Today the UK Supreme Court decided R (Smith) v Secretary of State for Defence [2010] UKSC 29 (press summary), yet another fascinating addition to the unfolding saga on the extraterritorial application of human rights treaties.
The plaintiff was the mother of a UK soldier stationed in Iraq who died there from a severe heatstroke. She demanded an inquiry into her son’s death that would be compliant with Article 2 ECHR, that would be able to expose what in her view were systemic faults in the UK’s provision of equipment and facilities to its soldiers in Iraq which ultimately led to her son’s death. In other words, the case is a mirror-image of Al-Skeini, which also dealt with Art. 2 procedural obligations in Iraq, but that time with respect to inquiries into the deaths of Iraqi nationals at the hands of UK troops. As the readers are aware, the Grand Chamber of the European Court held hearings in Al-Skeini just a few weeks ago (see my old post for more background).

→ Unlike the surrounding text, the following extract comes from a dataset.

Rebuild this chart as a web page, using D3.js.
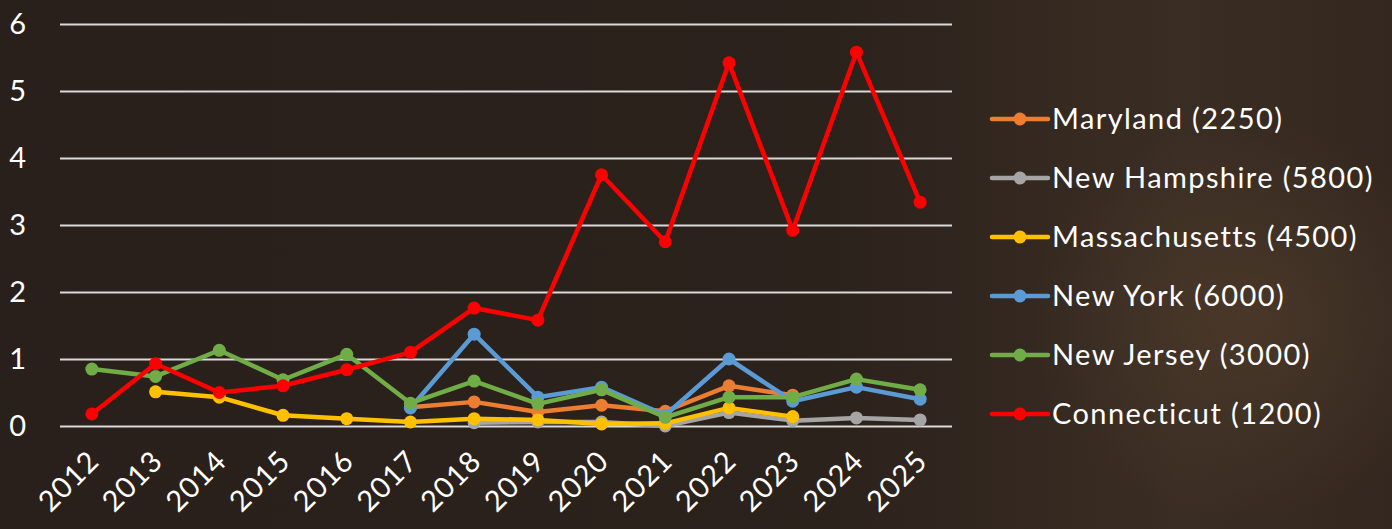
<!DOCTYPE html>
<html>
<head>
<meta charset="utf-8">
<script src="https://cdn.jsdelivr.net/npm/d3@7"></script>
<style>
  body { margin: 0; background: #2a201b; }
  svg { display: block; }
</style>
</head>
<body>
<svg id="chart" width="1392" height="529"></svg>
<script>
// years on the x axis
const years = ["2012","2013","2014","2015","2016","2017","2018","2019","2020","2021","2022","2023","2024","2025"];

// series values, null = no data for that year
const maryland      = [null,null,null,null,null,0.28,0.36,0.21,0.31,0.22,0.60,0.46,null,null];
const newHampshire  = [null,null,null,null,null,null,0.05,0.06,0.06,0.00,0.20,0.08,0.12,0.09];
const massachusetts = [null,0.51,0.43,0.16,0.11,0.06,0.11,0.09,0.03,0.04,0.27,0.14,null,null];
const newYork       = [null,null,null,null,null,0.27,1.37,0.43,0.58,0.16,1.00,0.37,0.58,0.40];
const newJersey     = [0.85,0.74,1.13,0.69,1.07,0.34,0.67,0.33,0.54,0.13,0.43,0.43,0.70,0.54];
const connecticut   = [0.18,0.93,0.50,0.60,0.84,1.10,1.76,1.58,3.75,2.75,5.42,2.92,5.58,3.34];

const seriesNames  = ["Maryland (2250)","New Hampshire (5800)","Massachusetts (4500)","New York (6000)","New Jersey (3000)","Connecticut (1200)"];
const seriesColors = ["#ED7D31","#A5A5A5","#FFC000","#5B9BD5","#70AD47","#FF0000"];
const yTicks = [0,1,2,3,4,5,6];

const series = [maryland, newHampshire, massachusetts, newYork, newJersey, connecticut]
  .map((vals, i) => ({ name: seriesNames[i], color: seriesColors[i], values: vals }));

const svg = d3.select("#chart");
const W = 1392, H = 529;
const font = "Lato, 'Open Sans', sans-serif";

// background - dark photo look
const defs = svg.append("defs");
const bg = defs.append("linearGradient").attr("id", "bg").attr("x1", 0).attr("x2", 1).attr("y1", 0).attr("y2", 0);
bg.append("stop").attr("offset", "0%").attr("stop-color", "#2a201b");
bg.append("stop").attr("offset", "60%").attr("stop-color", "#2c221c");
bg.append("stop").attr("offset", "85%").attr("stop-color", "#3a2d23");
bg.append("stop").attr("offset", "100%").attr("stop-color", "#33271f");
svg.append("rect").attr("width", W).attr("height", H).attr("fill", "url(#bg)");

const glow = defs.append("radialGradient").attr("id", "glow");
glow.append("stop").attr("offset", "0%").attr("stop-color", "#5a4430").attr("stop-opacity", 0.5);
glow.append("stop").attr("offset", "100%").attr("stop-color", "#5a4430").attr("stop-opacity", 0);
svg.append("ellipse").attr("cx", 1250).attr("cy", 320).attr("rx", 220).attr("ry", 200).attr("fill", "url(#glow)");

const margin = { left: 60, right: 440, top: 24, bottom: 103 };
const x = d3.scalePoint().domain(years).range([margin.left, W - margin.right]).padding(0.5);
const y = d3.scaleLinear().domain([0, 6]).range([H - margin.bottom, margin.top]);

// gridlines
svg.append("g")
  .attr("transform", `translate(${margin.left},0)`)
  .call(d3.axisLeft(y).tickValues(yTicks).tickSize(-(W - margin.right - margin.left)).tickFormat(""))
  .call(g => g.select(".domain").remove())
  .call(g => g.selectAll("line").attr("stroke", "#d9d9d9").attr("stroke-width", 2));

// y labels
svg.append("g").selectAll("text").data(yTicks).join("text")
  .attr("x", 26).attr("y", d => y(d)).attr("dy", "0.36em")
  .attr("text-anchor", "end")
  .attr("fill", "#ffffff").attr("font-family", font).attr("font-size", 29)
  .text(d => d);

// x labels
svg.append("g").selectAll("text").data(years).join("text")
  .attr("transform", d => `translate(${x(d) + 9},${y(0) + 37}) rotate(-45)`)
  .attr("text-anchor", "end")
  .attr("fill", "#ffffff").attr("font-family", font).attr("font-size", 29)
  .attr("letter-spacing", 1)
  .text(d => d);

const line = d3.line()
  .defined(d => d.v != null)
  .x(d => x(d.year))
  .y(d => y(d.v));

series.forEach(s => {
  const pts = years.map((yr, i) => ({ year: yr, v: s.values[i] }));
  const g = svg.append("g");
  g.append("path").datum(pts)
    .attr("d", line)
    .attr("fill", "none").attr("stroke", s.color)
    .attr("stroke-width", 4.5).attr("stroke-linejoin", "round").attr("stroke-linecap", "round");
  g.selectAll("circle").data(pts.filter(d => d.v != null)).join("circle")
    .attr("cx", d => x(d.year)).attr("cy", d => y(d.v)).attr("r", 6.5)
    .attr("fill", s.color);
});

// legend
const legend = svg.append("g").attr("transform", "translate(992,119)");
const item = legend.selectAll("g").data(series).join("g")
  .attr("transform", (d, i) => `translate(0,${i * 59})`);
item.append("line").attr("x1", 0).attr("x2", 56)
  .attr("stroke", d => d.color).attr("stroke-width", 4.5).attr("stroke-linecap", "round");
item.append("circle").attr("cx", 28).attr("r", 6.5).attr("fill", d => d.color);
item.append("text").attr("x", 60).attr("dy", "0.35em")
  .attr("fill", "#ffffff").attr("font-family", font).attr("font-size", 29)
  .attr("letter-spacing", 1.4)
  .text(d => d.name);
</script>
</body>
</html>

With regard to extraterritoriality, the issue before the Supreme Court in Smith was this: does a UK soldier in Iraq enjoy the protection of the ECHR while stationed in an area not under the UK’s effective control? Incidentally, on the facts of the case, Private Smith actually died on a UK military base. Per the UK government’s concession in Al-Skeini, the House of Lords’ quite dubious analogy between a military prison or base and an embassy, and the European Court’s recent admissibility decision in Al-Saadoon, that fact alone would have brought Private Smith within the UK’s jurisdiction. Readers will recall that in Al-Saadoon the European Court brought the spatial model of Art. 1 jurisdiction as state effective overall control of a geographical area to its extreme, but saying that a military prison or base qualified as an ‘area’ susceptible to such jurisdiction and control.
In other words, under the spatial model Private Smith would have been within the UK’s jurisdiction, and therefore entitled to protection under Art. 2 ECHR. However, issue was raised in the lower courts as to whether he would have been within the UK’s jurisdiction even if he did NOT die on the base, but in essentially the same circumstances. Like the lower courts, therefore, the Supreme Court was now faced with a set of questions in a quasi-advisory posture – something that several judges openly lamented. The Court nonetheless decided to rule on the matter, because it is one of great practical relevance of UK military operations abroad; Private Smith is obviously not the only UK soldier to have died in Iraq or Afghanistan, and many soldiers lost their lives outside areas under UK effective control.
The lower courts applied to Private Smith a variant of the personal model of Art. 1 jurisdiction, as state authority and control over individuals, finding that he indeed fell within the scope of Art. 1. In their view, simply by virtue of being a part of the UK military, Private Smith was within the UK’s authority and control, and accordingly within its jurisdiction.
Today the Supreme Court disagreed. By a majority of 6 to 3 (Lady Hale and Lords Mance and Kerr dissenting), the justices found that mere membership in the armed forces was insufficient to establish a jurisdictional link for the purposes of Art. 1 ECHR.